Policjanci z Gdańska zatrzymali sześciu mężczyzn, którzy mogą mieć związek z podpaleniami samochodów, do których dochodziło w ostatnim czasie na terenie miasta. Czterech z nich już usłyszało zarzuty.
Najmłodszy z zatrzymanych ma 15 lat i przebywa w ośrodku wychowawczym, do którego trafił za kradzieże. Według policjantów nastolatek wraz dwoma kolegami, 17- i 18-latkiem, na początku lutego podpalił wartego 105 tys. zł mercedesa będąc na przepustce.
W tej sprawie wniosek o ukaranie 15-latka trafi do sądu rodzinnego. Jego starsi koledzy odpowiedzą przed sądem jak dorośli. 17-latek usłyszał zarzut podpalenia, a 18-latek z nich pomocnictwa.
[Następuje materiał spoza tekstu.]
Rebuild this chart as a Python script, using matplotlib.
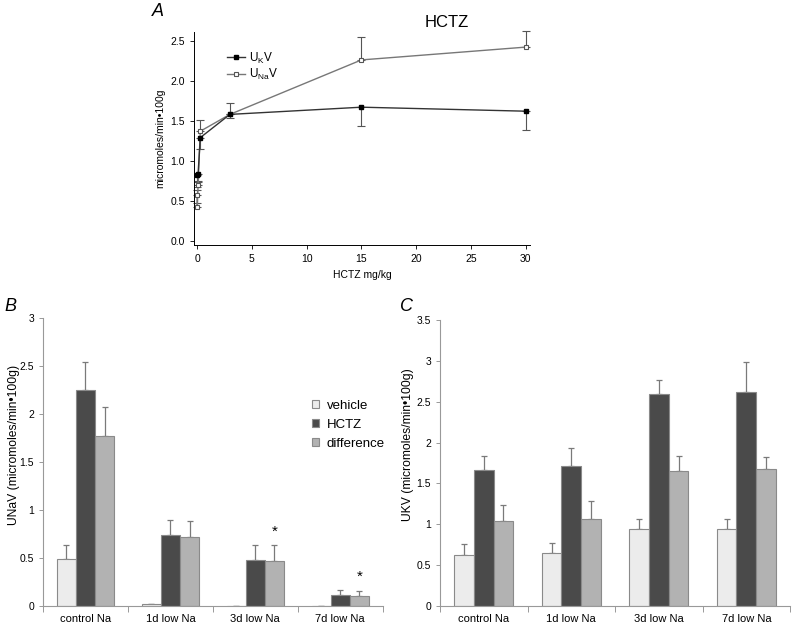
import numpy as np
import matplotlib.pyplot as plt

plt.rcParams['font.family'] = ['Liberation Sans', 'DejaVu Sans']

# Panel A: dose response
dosis_k = [0, 0.1, 0.3, 3, 15, 30]
ukv = [0.82, 0.84, 1.29, 1.58, 1.67, 1.62]
ukv_err = [0.14, 0.10, 0.14, 0.05, 0.24, 0.24]
dosis_na = [0, 0.03, 0.1, 0.3, 3, 15, 30]
unav = [0.58, 0.43, 0.70, 1.37, 1.58, 2.26, 2.42]
unav_err = [0.06, 0.05, 0.05, 0.14, 0.14, 0.28, 0.20]

# Panels B and C
grupos = ['control Na', '1d low Na', '3d low Na', '7d low Na']
series = ['vehicle', 'HCTZ', 'difference']
colores = ['#ececec', '#4a4a4a', '#b2b2b2']

una_vals = [[0.49, 0.02, 0.005, 0.005],
            [2.25, 0.74, 0.48, 0.11],
            [1.77, 0.72, 0.47, 0.10]]
una_err = [[0.15, 0.005, 0.0, 0.0],
           [0.29, 0.16, 0.16, 0.06],
           [0.30, 0.16, 0.16, 0.06]]
una_star = [False, False, True, True]

uk_vals = [[0.63, 0.65, 0.94, 0.94],
           [1.67, 1.71, 2.59, 2.62],
           [1.04, 1.06, 1.65, 1.68]]
uk_err = [[0.13, 0.12, 0.12, 0.12],
          [0.16, 0.22, 0.18, 0.37],
          [0.20, 0.23, 0.19, 0.14]]

fig = plt.figure(figsize=(7.92, 6.25), dpi=100)

# ---- Panel A ----
axA = fig.add_axes([0.245, 0.608, 0.424, 0.341])
axA.plot(dosis_na, unav, color='#777777', lw=1, marker='s', ms=3.5,
         mfc='white', mec='#555555', mew=0.8, label=r'U$_{\mathregular{Na}}$V', zorder=3)
axA.errorbar(dosis_na, unav, yerr=[np.zeros(len(unav_err)), unav_err], fmt='none',
             ecolor='#555555', elinewidth=0.8, capsize=3, capthick=0.8, clip_on=False)
axA.plot(dosis_k, ukv, color='#333333', lw=1, marker='s', ms=3.5,
         mfc='black', mec='black', label=r'U$_{\mathregular{K}}$V', zorder=4)
axA.errorbar(dosis_k, ukv, yerr=[ukv_err, np.zeros(len(ukv_err))], fmt='none',
             ecolor='#555555', elinewidth=0.8, capsize=3, capthick=0.8)
axA.set_xlim(-0.27, 30.36)
axA.set_ylim(-0.05, 2.61)
axA.set_xticks([0, 5, 10, 15, 20, 25, 30])
axA.set_yticks([0, 0.5, 1.0, 1.5, 2.0, 2.5])
axA.set_yticklabels(['0.0', '0.5', '1.0', '1.5', '2.0', '2.5'])
axA.tick_params(labelsize=7.5, length=3, width=0.6)
axA.spines['top'].set_visible(False)
axA.spines['right'].set_visible(False)
for s in ['left', 'bottom']:
    axA.spines[s].set_linewidth(0.7)
axA.set_xlabel('HCTZ mg/kg', fontsize=7.5)
axA.set_ylabel('micromoles/min•100g', fontsize=7.5)
h, l = axA.get_legend_handles_labels()
axA.legend(h[::-1], l[::-1], loc='upper left', bbox_to_anchor=(0.085, 0.935),
           frameon=False, fontsize=8.5, handlelength=1.5, handletextpad=0.3,
           labelspacing=0.15, borderaxespad=0)
axA.text(0.753, 1.045, 'HCTZ', transform=axA.transAxes, fontsize=12,
         ha='center', va='center')
fig.text(0.192, 0.982, 'A', fontsize=13, style='italic', va='center')


def barras(ax, vals, errs, ylim, yticks, ylabel, lab_x, lab_y, estrellas=None):
    x = np.arange(len(grupos))
    w = 0.225
    for i, (v, e) in enumerate(zip(vals, errs)):
        pos = x + (i - 1) * w
        ax.bar(pos, v, w, color=colores[i], edgecolor='#8a8a8a', linewidth=0.8,
               label=series[i], zorder=2)
        ax.errorbar(pos, v, yerr=[np.zeros(len(e)), e], fmt='none',
                    ecolor='#7a7a7a', elinewidth=0.9, capsize=2.5, capthick=0.9, zorder=1)
    if estrellas is not None:
        for j, st in enumerate(estrellas):
            if st:
                ax.text(x[j] + w, vals[2][j] + errs[2][j] + 0.07, '*',
                        ha='center', va='bottom', fontsize=11)
    ax.set_xlim(-0.5, len(grupos) - 0.5)
    ax.set_ylim(*ylim)
    ax.set_xticks(x)
    ax.set_xticklabels(grupos)
    ax.set_xticks(np.arange(len(grupos) + 1) - 0.5, minor=True)
    ax.tick_params(axis='x', which='major', length=0, labelsize=8, pad=6)
    ax.tick_params(axis='x', which='minor', length=4, color='#999999', width=0.7)
    ax.tick_params(axis='y', length=3, color='#999999', width=0.7, labelsize=7.5)
    ax.set_yticks(yticks)
    ax.set_yticklabels(['%g' % t for t in yticks])
    ax.spines['top'].set_visible(False)
    ax.spines['right'].set_visible(False)
    for s in ['left', 'bottom']:
        ax.spines[s].set_color('#999999')
        ax.spines[s].set_linewidth(0.8)
    ax.set_ylabel(ylabel, fontsize=8.7)
    ax.yaxis.set_label_coords(lab_x, lab_y)


axB = fig.add_axes([0.0543, 0.0304, 0.429, 0.461])
barras(axB, una_vals, una_err, (0, 3), [0, 0.5, 1, 1.5, 2, 2.5, 3],
       'UNaV (micromoles/min•100g)', -0.067, 0.56, una_star)
axB.legend(loc='upper left', bbox_to_anchor=(0.775, 0.735), frameon=False,
           fontsize=9.5, handlelength=0.55, handleheight=0.55, handletextpad=0.6,
           labelspacing=0.55, borderaxespad=0)
fig.text(0.005, 0.51, 'B', fontsize=13, style='italic', va='center')

axC = fig.add_axes([0.5556, 0.0304, 0.442, 0.4576])
barras(axC, uk_vals, uk_err, (0, 3.5), [0, 0.5, 1, 1.5, 2, 2.5, 3, 3.5],
       'UKV (micromoles/min•100g)', -0.074, 0.563)
fig.text(0.505, 0.51, 'C', fontsize=13, style='italic', va='center')

plt.savefig('out.png', dpi=100)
Z kolei policjanci z komendy wojewódzkiej analizując sprawy z ubiegłego roku ustalili sprawcę podpalenia fiata punto. 32-letni mężczyzna już usłyszał zarzut, do którego się przyznał.
Spłonęło kilkadziesiąt samochodów, zatrzymali 11 osób
Pozostali zatrzymani mężczyźni przesłuchiwani byli do jeszcze innych podpaleń. W tej chwili śledczy weryfikują informacje, które przekazali w trakcie czynności.
W sprawie podpaleń 55 samochodów, do których doszło w ciągu ostatniego roku, gdańscy policjanci przedstawili zarzuty 11 osobom, które miały podpalić łącznie 31 samochodów.
Policja podkreśla, że sprawcy poszczególnych podpaleń nie mają ze sobą nic wspólnego i nie należy tych spraw ze sobą wiązać.